Speech trace / training rows: follow repo retention policy; use mens/schemas/speech_to_code_trace.schema.json only for opt-in export.
Labeling rubric (human QA): contracts/speech-to-code/labeling_rubric.md.

Compile: cargo check -p vox-mcp -p vox-oratio -p vox-lsp -p vox-audio-ingress (and cargo check -p vox-cli --features oratio-mic when shipping mic capture).
Quality: MCP validate_file and vox_generate_code must use validate_document_with_hir; vox_speech_to_code delegates to the same codegen path.
Contract: MCP registry includes vox_speech_to_code (contracts/mcp/tool-registry.canonical.yaml); integration tests speech_schema_parity / manifest guards stay green.
Regression: run cargo test -p vox-oratio -p vox-lsp -p vox-corpus speech-related tests.
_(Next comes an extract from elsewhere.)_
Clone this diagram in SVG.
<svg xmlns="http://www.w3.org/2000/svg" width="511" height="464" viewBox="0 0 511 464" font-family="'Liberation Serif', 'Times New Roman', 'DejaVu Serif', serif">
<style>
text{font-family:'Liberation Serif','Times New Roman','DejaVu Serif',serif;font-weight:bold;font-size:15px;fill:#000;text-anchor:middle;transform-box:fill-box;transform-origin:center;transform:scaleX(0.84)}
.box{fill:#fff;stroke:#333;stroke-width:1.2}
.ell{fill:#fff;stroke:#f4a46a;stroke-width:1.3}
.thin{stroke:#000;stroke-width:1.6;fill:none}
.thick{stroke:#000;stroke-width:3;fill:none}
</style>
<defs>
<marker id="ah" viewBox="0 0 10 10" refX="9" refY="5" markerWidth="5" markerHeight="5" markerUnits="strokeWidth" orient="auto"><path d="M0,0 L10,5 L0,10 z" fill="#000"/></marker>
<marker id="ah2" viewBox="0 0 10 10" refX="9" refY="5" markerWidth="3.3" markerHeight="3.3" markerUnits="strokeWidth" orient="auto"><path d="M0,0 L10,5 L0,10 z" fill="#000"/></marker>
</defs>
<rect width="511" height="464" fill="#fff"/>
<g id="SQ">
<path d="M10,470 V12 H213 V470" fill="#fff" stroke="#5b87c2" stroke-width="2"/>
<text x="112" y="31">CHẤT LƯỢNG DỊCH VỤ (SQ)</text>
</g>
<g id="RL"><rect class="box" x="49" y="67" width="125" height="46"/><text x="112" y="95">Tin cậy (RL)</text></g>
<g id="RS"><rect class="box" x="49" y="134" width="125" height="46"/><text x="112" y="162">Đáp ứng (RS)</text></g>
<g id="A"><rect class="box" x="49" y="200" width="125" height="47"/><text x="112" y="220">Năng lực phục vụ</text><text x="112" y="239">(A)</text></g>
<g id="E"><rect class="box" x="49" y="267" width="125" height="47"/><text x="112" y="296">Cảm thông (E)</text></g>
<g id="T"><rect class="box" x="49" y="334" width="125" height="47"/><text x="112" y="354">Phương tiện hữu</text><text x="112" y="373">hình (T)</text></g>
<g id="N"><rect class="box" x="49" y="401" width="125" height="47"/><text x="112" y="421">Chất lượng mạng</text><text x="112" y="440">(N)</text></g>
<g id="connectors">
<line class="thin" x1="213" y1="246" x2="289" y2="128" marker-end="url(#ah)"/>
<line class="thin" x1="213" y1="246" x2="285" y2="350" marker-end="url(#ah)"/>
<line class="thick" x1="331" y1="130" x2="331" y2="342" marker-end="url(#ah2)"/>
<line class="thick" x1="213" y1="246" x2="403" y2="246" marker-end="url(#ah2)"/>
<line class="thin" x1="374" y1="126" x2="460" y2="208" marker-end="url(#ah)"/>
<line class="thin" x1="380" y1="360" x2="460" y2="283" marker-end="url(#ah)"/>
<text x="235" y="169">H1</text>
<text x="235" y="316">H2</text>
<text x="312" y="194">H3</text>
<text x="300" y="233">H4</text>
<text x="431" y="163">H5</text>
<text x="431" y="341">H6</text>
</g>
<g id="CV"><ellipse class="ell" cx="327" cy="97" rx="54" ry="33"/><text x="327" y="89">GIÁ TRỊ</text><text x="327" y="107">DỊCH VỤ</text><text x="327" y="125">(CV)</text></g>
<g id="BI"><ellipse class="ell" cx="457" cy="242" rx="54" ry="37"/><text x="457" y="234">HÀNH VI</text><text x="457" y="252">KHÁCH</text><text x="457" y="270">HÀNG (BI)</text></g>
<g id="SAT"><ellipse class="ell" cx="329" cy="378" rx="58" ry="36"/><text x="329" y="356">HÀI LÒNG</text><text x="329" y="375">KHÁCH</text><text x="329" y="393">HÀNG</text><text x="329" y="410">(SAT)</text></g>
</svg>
Transcript-only: HTTP ingress + MCP transcribe; no automated codegen.
Draft codegen: vox_speech_to_code with validate:false for exploratory drafts only.
Validated codegen (default path): validate:true (default), bounded retries, HIR gate unchanged.
Broader tooling: expand intent/routing; keep destructive repo operations behind explicit human confirmation outside this tool.

Promote speech-tuned checkpoints only when compile-pass@k on the frozen benchmark set improves vs baseline.
Roll back if p95 latency or error-rate SLO regresses (define per deployment).